-- GIVEN EXERCISE --
Give the data again exactly, from its opening line through the line in which "const mouseDown = [0, 0];" appears.
--- START ---
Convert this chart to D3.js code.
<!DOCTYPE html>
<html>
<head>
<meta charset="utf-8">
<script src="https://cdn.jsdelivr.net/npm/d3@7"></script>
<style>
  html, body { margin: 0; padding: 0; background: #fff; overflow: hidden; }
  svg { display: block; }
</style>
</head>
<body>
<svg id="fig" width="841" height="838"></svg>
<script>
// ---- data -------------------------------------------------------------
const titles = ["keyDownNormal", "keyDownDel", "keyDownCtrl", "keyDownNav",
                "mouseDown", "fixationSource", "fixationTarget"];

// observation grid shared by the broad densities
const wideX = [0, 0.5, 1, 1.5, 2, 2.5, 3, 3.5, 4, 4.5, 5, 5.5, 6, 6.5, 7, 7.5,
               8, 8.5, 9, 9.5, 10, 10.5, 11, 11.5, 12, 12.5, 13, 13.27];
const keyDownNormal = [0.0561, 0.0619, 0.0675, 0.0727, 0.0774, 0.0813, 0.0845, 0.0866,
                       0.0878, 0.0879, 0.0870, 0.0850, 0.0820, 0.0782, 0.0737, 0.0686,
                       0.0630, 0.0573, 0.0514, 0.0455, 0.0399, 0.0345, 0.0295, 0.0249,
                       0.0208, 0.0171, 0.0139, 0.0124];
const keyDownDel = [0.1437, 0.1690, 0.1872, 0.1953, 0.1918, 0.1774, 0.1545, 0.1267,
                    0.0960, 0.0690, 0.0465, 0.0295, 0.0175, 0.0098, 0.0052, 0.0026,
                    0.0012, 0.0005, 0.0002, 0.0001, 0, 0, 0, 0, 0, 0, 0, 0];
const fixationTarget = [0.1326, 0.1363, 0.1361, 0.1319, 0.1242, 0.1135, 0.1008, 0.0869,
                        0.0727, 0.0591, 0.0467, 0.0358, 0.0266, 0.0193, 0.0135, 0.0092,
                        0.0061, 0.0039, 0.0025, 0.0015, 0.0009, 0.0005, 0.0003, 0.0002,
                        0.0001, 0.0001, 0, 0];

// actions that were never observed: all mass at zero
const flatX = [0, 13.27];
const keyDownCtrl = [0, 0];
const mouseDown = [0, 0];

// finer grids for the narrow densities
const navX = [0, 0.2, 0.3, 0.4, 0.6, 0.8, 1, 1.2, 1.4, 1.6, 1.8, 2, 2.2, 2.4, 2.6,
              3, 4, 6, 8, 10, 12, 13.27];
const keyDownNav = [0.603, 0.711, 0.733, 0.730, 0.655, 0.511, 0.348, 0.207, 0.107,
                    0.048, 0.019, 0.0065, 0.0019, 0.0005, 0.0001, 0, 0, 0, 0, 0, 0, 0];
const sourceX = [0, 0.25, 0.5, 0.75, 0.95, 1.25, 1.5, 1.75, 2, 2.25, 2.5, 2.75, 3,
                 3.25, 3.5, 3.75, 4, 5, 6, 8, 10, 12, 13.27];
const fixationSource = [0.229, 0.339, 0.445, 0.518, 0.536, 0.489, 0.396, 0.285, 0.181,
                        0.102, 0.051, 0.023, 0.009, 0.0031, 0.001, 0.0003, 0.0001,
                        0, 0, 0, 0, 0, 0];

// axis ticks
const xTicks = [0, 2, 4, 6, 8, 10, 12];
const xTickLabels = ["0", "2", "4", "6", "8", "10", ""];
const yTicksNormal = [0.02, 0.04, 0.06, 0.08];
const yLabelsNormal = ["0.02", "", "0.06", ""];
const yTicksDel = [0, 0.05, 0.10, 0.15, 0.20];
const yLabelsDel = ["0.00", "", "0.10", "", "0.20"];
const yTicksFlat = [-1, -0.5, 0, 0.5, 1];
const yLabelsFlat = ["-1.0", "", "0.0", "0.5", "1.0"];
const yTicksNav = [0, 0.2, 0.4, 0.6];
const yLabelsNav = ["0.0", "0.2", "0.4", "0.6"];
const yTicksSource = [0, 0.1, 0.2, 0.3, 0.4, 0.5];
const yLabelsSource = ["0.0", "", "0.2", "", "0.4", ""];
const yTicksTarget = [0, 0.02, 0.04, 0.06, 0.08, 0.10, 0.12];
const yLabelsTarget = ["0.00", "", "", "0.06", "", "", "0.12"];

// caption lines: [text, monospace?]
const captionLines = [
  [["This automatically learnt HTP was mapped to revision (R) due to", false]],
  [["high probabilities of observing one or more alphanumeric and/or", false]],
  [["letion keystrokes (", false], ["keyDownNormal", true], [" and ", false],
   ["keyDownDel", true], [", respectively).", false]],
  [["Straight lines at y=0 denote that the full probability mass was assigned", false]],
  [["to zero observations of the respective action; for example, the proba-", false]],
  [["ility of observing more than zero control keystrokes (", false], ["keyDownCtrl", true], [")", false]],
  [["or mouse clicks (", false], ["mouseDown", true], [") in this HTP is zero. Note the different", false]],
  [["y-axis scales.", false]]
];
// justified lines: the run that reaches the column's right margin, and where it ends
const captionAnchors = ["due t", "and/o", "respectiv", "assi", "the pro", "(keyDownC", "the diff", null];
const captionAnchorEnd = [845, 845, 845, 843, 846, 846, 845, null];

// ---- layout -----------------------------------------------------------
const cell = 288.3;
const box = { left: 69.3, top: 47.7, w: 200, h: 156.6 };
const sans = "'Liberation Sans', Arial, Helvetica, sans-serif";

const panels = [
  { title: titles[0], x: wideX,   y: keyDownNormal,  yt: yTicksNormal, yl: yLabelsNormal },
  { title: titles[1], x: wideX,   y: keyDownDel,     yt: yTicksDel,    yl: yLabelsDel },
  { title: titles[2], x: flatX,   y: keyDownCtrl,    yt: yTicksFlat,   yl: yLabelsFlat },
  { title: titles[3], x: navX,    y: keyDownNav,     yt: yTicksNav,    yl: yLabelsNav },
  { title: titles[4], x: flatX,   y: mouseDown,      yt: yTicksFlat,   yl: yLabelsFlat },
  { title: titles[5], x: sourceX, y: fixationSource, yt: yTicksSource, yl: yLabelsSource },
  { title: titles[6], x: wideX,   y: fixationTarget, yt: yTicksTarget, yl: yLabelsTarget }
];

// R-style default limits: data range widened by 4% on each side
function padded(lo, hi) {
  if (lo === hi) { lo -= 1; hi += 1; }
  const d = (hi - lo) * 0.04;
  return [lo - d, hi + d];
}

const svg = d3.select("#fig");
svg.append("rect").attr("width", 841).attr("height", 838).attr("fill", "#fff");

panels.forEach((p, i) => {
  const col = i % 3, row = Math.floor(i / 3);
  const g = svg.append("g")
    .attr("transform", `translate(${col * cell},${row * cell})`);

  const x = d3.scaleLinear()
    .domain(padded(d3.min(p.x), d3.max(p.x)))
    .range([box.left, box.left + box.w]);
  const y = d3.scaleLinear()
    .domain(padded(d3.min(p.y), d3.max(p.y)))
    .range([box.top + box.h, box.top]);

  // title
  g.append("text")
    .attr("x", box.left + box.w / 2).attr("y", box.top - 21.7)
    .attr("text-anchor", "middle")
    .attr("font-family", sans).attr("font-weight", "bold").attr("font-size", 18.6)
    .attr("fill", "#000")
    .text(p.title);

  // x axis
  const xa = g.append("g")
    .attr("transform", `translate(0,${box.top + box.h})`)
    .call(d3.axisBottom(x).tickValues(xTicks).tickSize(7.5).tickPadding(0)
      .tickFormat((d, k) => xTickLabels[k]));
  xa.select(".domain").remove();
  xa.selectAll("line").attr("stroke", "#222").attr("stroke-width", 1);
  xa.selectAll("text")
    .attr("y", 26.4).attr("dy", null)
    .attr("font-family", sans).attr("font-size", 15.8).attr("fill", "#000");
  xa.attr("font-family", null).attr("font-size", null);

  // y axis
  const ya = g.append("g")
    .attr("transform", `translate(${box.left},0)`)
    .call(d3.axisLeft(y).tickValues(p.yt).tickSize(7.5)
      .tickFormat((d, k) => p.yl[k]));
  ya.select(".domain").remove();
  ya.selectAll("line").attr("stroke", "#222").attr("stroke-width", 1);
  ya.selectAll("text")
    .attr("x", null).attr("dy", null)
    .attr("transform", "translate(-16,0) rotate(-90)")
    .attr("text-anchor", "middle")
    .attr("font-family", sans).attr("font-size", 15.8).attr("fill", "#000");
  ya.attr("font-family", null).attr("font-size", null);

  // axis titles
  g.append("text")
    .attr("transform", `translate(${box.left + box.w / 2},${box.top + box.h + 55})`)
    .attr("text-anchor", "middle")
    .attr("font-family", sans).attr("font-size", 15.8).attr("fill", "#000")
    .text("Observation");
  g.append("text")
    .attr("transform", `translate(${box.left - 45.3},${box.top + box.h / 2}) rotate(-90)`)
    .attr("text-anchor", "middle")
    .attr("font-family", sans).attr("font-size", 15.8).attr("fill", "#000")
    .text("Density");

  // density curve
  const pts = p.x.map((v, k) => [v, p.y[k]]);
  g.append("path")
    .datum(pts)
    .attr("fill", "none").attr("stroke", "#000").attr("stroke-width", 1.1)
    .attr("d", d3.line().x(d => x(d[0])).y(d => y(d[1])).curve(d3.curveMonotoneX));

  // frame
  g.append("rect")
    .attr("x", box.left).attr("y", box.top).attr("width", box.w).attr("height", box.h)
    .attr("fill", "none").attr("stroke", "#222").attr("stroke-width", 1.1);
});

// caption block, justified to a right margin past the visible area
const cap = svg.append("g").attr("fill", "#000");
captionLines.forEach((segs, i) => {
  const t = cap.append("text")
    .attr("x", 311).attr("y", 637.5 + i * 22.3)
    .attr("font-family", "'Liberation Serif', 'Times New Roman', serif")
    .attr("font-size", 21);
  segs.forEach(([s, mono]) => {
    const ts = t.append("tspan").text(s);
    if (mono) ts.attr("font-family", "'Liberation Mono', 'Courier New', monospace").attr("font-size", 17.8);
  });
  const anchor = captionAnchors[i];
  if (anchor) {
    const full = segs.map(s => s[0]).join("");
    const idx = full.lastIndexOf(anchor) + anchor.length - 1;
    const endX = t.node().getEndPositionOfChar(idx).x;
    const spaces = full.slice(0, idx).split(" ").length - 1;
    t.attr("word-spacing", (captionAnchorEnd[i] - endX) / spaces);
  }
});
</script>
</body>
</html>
--- END ---
-- WRITTEN RESPONSE --
Convert this chart to D3.js code.
<!DOCTYPE html>
<html>
<head>
<meta charset="utf-8">
<script src="https://cdn.jsdelivr.net/npm/d3@7"></script>
<style>
  html, body { margin: 0; padding: 0; background: #fff; overflow: hidden; }
  svg { display: block; }
</style>
</head>
<body>
<svg id="fig" width="841" height="838"></svg>
<script>
// ---- data -------------------------------------------------------------
const titles = ["keyDownNormal", "keyDownDel", "keyDownCtrl", "keyDownNav",
                "mouseDown", "fixationSource", "fixationTarget"];

// observation grid shared by the broad densities
const wideX = [0, 0.5, 1, 1.5, 2, 2.5, 3, 3.5, 4, 4.5, 5, 5.5, 6, 6.5, 7, 7.5,
               8, 8.5, 9, 9.5, 10, 10.5, 11, 11.5, 12, 12.5, 13, 13.27];
const keyDownNormal = [0.0561, 0.0619, 0.0675, 0.0727, 0.0774, 0.0813, 0.0845, 0.0866,
                       0.0878, 0.0879, 0.0870, 0.0850, 0.0820, 0.0782, 0.0737, 0.0686,
                       0.0630, 0.0573, 0.0514, 0.0455, 0.0399, 0.0345, 0.0295, 0.0249,
                       0.0208, 0.0171, 0.0139, 0.0124];
const keyDownDel = [0.1437, 0.1690, 0.1872, 0.1953, 0.1918, 0.1774, 0.1545, 0.1267,
                    0.0960, 0.0690, 0.0465, 0.0295, 0.0175, 0.0098, 0.0052, 0.0026,
                    0.0012, 0.0005, 0.0002, 0.0001, 0, 0, 0, 0, 0, 0, 0, 0];
const fixationTarget = [0.1326, 0.1363, 0.1361, 0.1319, 0.1242, 0.1135, 0.1008, 0.0869,
                        0.0727, 0.0591, 0.0467, 0.0358, 0.0266, 0.0193, 0.0135, 0.0092,
                        0.0061, 0.0039, 0.0025, 0.0015, 0.0009, 0.0005, 0.0003, 0.0002,
                        0.0001, 0.0001, 0, 0];

// actions that were never observed: all mass at zero
const flatX = [0, 13.27];
const keyDownCtrl = [0, 0];
const mouseDown = [0, 0];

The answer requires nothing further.